The District Court concluded that Hunter failed to state a prima facie FCA claim
because he did not allege facts to support either factual or legal falsity under either false
claims theory. We agree.
9 1.
First, Hunter’s Amended Complaint fails to allege factual falsity on an “inflated
claims” theory, see Hunter, 2024 WL 1051971, at *7-8, or “worthless services” theory,
see id. at *8-9. As the District Court concluded that Hunter failed to meet his standard of
pleading fraud with particularity under Federal Rule of Civil Procedure 9(b), it easily
concluded that Hunter also failed to plead facts to support either theory of factual falsity.
While the District Court recognized that Hunter made “substantial allegations of
understaffing . . . . [, he failed] to take the next step and allege that [Golden Living]
submitted false claims.” Id. at *7 (emphasis added). Instead, Hunter merely “revert[ed]
to the same conclusory formulas that simply restate the element of falsity.” Id. at *8. In
essence, the “allegations [we]re [insufficient] . . . pleadings on information and belief.”
Id. (concluding that “[Hunter’s] vague allegations of mistreatment of patients are not
specific enough to allege falsity under Rule 9(b).”).
2.
Hunter’s Amended Complaint also fails to allege either legal falsity or implied
legal falsity. Express false certifications occur when a claimant “falsely certif[ies] that it
is in compliance with regulations which are prerequisites to Government payment in
connection with the claim for payment of federal funds.” Wilkins, 659 F.3d at 305.
Implied false certifications “attach[] when a claimant seeks and makes a claim for
payment from the Government without disclosing that it violated regulations that affected
its eligibility for payment.” Id.
10 First, Hunter fails to allege express false certification because he has failed to
allege factual falsity. Although he urges that he has sufficiently plead legal falsity by
alleging “a clear picture of the circumstances that constitute the falsity of the claims
[Golden Living] submitted,” as the District Court wrote, his failure to allege factual
falsity also dooms his claim of express legal falsity. Appellant Br. 39. Hunter does not
allege who submitted fraudulent claims, what the fraudulent claims said, specific
locations where the fraudulent claims occurred, or which patients were impacted by the
fraudulent claims. See Moore, 812 F.3d at 307.
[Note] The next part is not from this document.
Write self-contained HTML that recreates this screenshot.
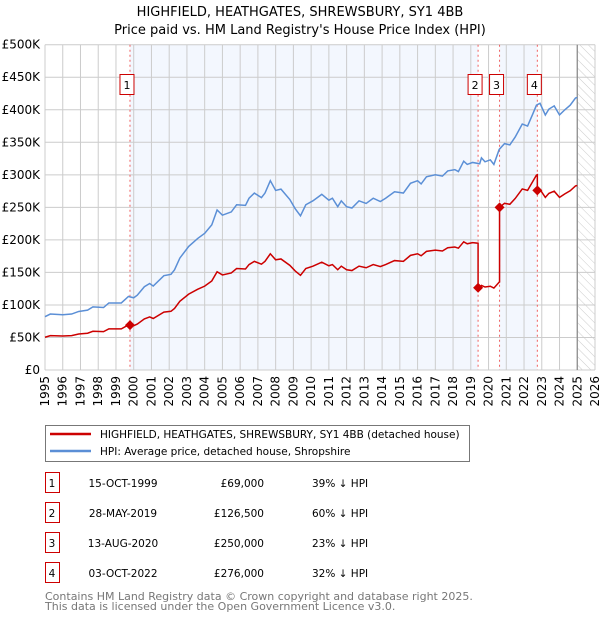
<!DOCTYPE html>
<html><head><meta charset="utf-8"><style>
body{margin:0;background:#fff;font-family:"Liberation Sans",sans-serif}
svg text{font-family:"DejaVu Sans","Liberation Sans",sans-serif}
</style></head><body>
<svg id="c" width="600" height="620" xmlns="http://www.w3.org/2000/svg">
<defs><pattern id="hatch" width="6" height="6" patternUnits="userSpaceOnUse" patternTransform="rotate(-45)"><line x1="0" y1="0" x2="0" y2="6" stroke="#ccc" stroke-width="1"/></pattern></defs>
<text x="300" y="16" text-anchor="middle" font-size="13">HIGHFIELD, HEATHGATES, SHREWSBURY, SY1 4BB</text>
<text x="300" y="34" text-anchor="middle" font-size="13">Price paid vs. HM Land Registry's House Price Index (HPI)</text>
<g id="plot"></g>
<g>
<rect x="45.5" y="425.5" width="424" height="36" fill="#fff" stroke="#777"/>
<line x1="50" y1="434" x2="91" y2="434" stroke="#cc0000" stroke-width="2.5"/>
<text x="100" y="438" font-size="10.5">HIGHFIELD, HEATHGATES, SHREWSBURY, SY1 4BB (detached house)</text>
<line x1="50" y1="451" x2="91" y2="451" stroke="#5b8fd6" stroke-width="2.5"/>
<text x="100" y="455" font-size="10.5">HPI: Average price, detached house, Shropshire</text>
</g>
<g id="table" font-size="10.5"></g>
<text x="45" y="600" font-size="11" fill="#777">Contains HM Land Registry data © Crown copyright and database right 2025.</text>
<text x="45" y="610" font-size="11" fill="#777">This data is licensed under the Open Government Licence v3.0.</text>
</svg>
<script>
const hpiYears=[1995.0,1995.3,1996.0,1996.5,1996.9,1997.4,1997.7,1998.3,1998.6,1999.3,1999.7,2000.0,2000.2,2000.6,2000.9,2001.1,2001.7,2002.1,2002.3,2002.6,2003.1,2003.6,2004.0,2004.4,2004.7,2005.0,2005.5,2005.8,2006.3,2006.5,2006.8,2007.2,2007.4,2007.7,2008.0,2008.3,2008.8,2009.1,2009.4,2009.7,2010.1,2010.6,2011.0,2011.2,2011.5,2011.7,2012.0,2012.3,2012.7,2013.1,2013.5,2013.9,2014.2,2014.7,2015.2,2015.6,2016.0,2016.2,2016.5,2017.0,2017.4,2017.7,2018.1,2018.3,2018.6,2018.8,2019.1,2019.5,2019.6,2019.8,2020.1,2020.3,2020.6,2020.9,2021.2,2021.5,2021.9,2022.2,2022.5,2022.7,2022.9,2023.2,2023.4,2023.7,2024.0,2024.3,2024.6,2024.9,2025.0];
const hpiValues=[82,86,85,86,90,92,97,96,103,103,113,111,115,128,133,129,145,147,154,172,190,202,210,223,246,238,243,254,253,264,272,265,272,291,276,278,262,248,237,254,260,270,261,264,251,260,251,249,260,256,264,259,264,274,272,287,291,286,297,300,298,306,308,305,321,316,319,317,326,320,323,316,339,348,346,358,378,375,394,407,410,392,401,406,392,400,407,418,419];
const saleYears=[1999.79,2019.41,2020.62,2022.75];
const salePrices=[69,126.5,250,276];
const saleLabels=["1","2","3","4"];
const saleDates=["15-OCT-1999","28-MAY-2019","13-AUG-2020","03-OCT-2022"];
const salePriceText=["£69,000","£126,500","£250,000","£276,000"];
const saleDiffText=["39% ↓ HPI","60% ↓ HPI","23% ↓ HPI","32% ↓ HPI"];
const yTicks=[0,50,100,150,200,250,300,350,400,450,500];
const yTickLabels=["£0","£50K","£100K","£150K","£200K","£250K","£300K","£350K","£400K","£450K","£500K"];
const xTicks=[1995,1996,1997,1998,1999,2000,2001,2002,2003,2004,2005,2006,2007,2008,2009,2010,2011,2012,2013,2014,2015,2016,2017,2018,2019,2020,2021,2022,2023,2024,2025,2026];

const X0=45,X1=595,Y0=370,Y1=44.7;
const xs=y=>X0+(y-1995)/31*(X1-X0);
const ys=v=>Y0-v/500*(Y0-Y1);
const NS="http://www.w3.org/2000/svg";
const plot=document.getElementById('plot');
function mk(tag,attrs,parent){const e=document.createElementNS(NS,tag);for(const k in attrs)e.setAttribute(k,attrs[k]);(parent||plot).appendChild(e);return e;}
function hpiAt(t){for(let i=1;i<hpiYears.length;i++){if(t<=hpiYears[i]){const f=(t-hpiYears[i-1])/(hpiYears[i]-hpiYears[i-1]);return hpiValues[i-1]+f*(hpiValues[i]-hpiValues[i-1]);}}return hpiValues[hpiValues.length-1];}

for(const [a,b] of [[0,1],[2,3]]){
 const r=mk('rect',{x:xs(saleYears[a]),y:Y1,width:xs(saleYears[b])-xs(saleYears[a]),height:Y0-Y1,fill:'#f3f7fe'});
 
 
}
const h=mk('rect',{x:xs(2025),y:Y1,width:X1-xs(2025),height:Y0-Y1,fill:'url(#hatch)'});


xTicks.forEach(t=>{const l=mk('line',{x1:xs(t),x2:xs(t),y1:Y1,y2:Y0,stroke:'#ccc','stroke-width':1});
 
 
 const tx=mk('text',{x:0,y:0,'font-size':12,'text-anchor':'end',transform:`translate(${xs(t)+4},${Y0+6}) rotate(-90)`});tx.textContent=t;
 
 
});
yTicks.forEach((v,i)=>{const l=mk('line',{x1:X0,x2:X1,y1:ys(v),y2:ys(v),stroke:'#ccc','stroke-width':1});
 
 
 const tx=mk('text',{x:40,y:ys(v)+4,'font-size':12,'text-anchor':'end'});tx.textContent=yTickLabels[i];
 
 
});
const vl=mk('line',{x1:xs(2025),x2:xs(2025),y1:Y1,y2:Y0,stroke:'#888','stroke-width':1.2});


saleYears.forEach((s,i)=>{
 const l=mk('line',{x1:xs(s),x2:xs(s),y1:Y1,y2:Y0,stroke:'#f06060','stroke-width':1,'stroke-dasharray':'2,3'});
 
 
 const cx=xs(s)-3;
 const b=mk('rect',{x:cx-7,y:74.5,width:14,height:20,fill:'#fff',stroke:'#cc0000'});
 
 
 const t=mk('text',{x:cx,y:89,'font-size':11,'text-anchor':'middle'});t.textContent=saleLabels[i];
 
 
});
const hp=mk('polyline',{points:hpiYears.map((t,i)=>xs(t)+','+ys(hpiValues[i])).join(' '),fill:'none',stroke:'#5b8fd6','stroke-width':1.5});


const pts=[];
const ratioAt=t=>{let k=0;for(let i=0;i<saleYears.length;i++)if(t>=saleYears[i])k=i;return salePrices[k]/hpiAt(saleYears[k]);};
const times=hpiYears.concat(saleYears).sort((a,b)=>a-b);
times.forEach(t=>{
 const si=saleYears.indexOf(t);
 if(si>0){pts.push([t,hpiAt(t)*salePrices[si-1]/hpiAt(saleYears[si-1])]);}
 pts.push([t,hpiAt(t)*ratioAt(t)]);
});
const rp=mk('polyline',{points:pts.map(p=>xs(p[0])+','+ys(p[1])).join(' '),fill:'none',stroke:'#cc0000','stroke-width':1.5});


saleYears.forEach((s,i)=>{
 const x=xs(s),y=ys(salePrices[i]);
 const d=mk('polygon',{points:`${x},${y-5} ${x+5},${y} ${x},${y+5} ${x-5},${y}`,fill:'#cc0000'});
 
 
});
const tb=document.getElementById('table');
saleLabels.forEach((lab,i)=>{
 const y=483+i*30;
 const b=mk('rect',{x:45.5,y:y-10.5,width:14,height:20,fill:'#fff',stroke:'#cc0000'},tb);
 
 
 const cells=[[52,lab,'middle'],[123,saleDates[i],'middle'],[264,salePriceText[i],'end'],[312,saleDiffText[i],'start']];
 cells.forEach(c=>{const t=mk('text',{x:c[0],y:y+4,'text-anchor':c[2]},tb);t.textContent=c[1];
  
  
 });
});
</script>
</body></html>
Second, Hunter fails to allege implied false certification because he likewise made
generalized and conclusory claims that Defendants “violated . . . existing regulations by
failing to comply with the staffing regulations.” Hunter, 2024 WL 1051971, at *10. The
District Court concluded in the alternative, and we agree, that “[e]ven if false
certifications were made, [Hunter] ha[d] not sufficiently alleged that those certifications
were material” to the government’s decision to pay the claims. Id. Instead, Hunter relied
on “boilerplate language” to support his claims without explaining whether violations of
the language had any impact on the government’s payment decision. Id.
Because Hunter has failed to allege the falsity element of an FCA claim, the
allegations of his Amended Complaint are insufficient to survive a Rule 12(b)(6) motion.
III.
For these reasons, we will affirm the order of the District Court.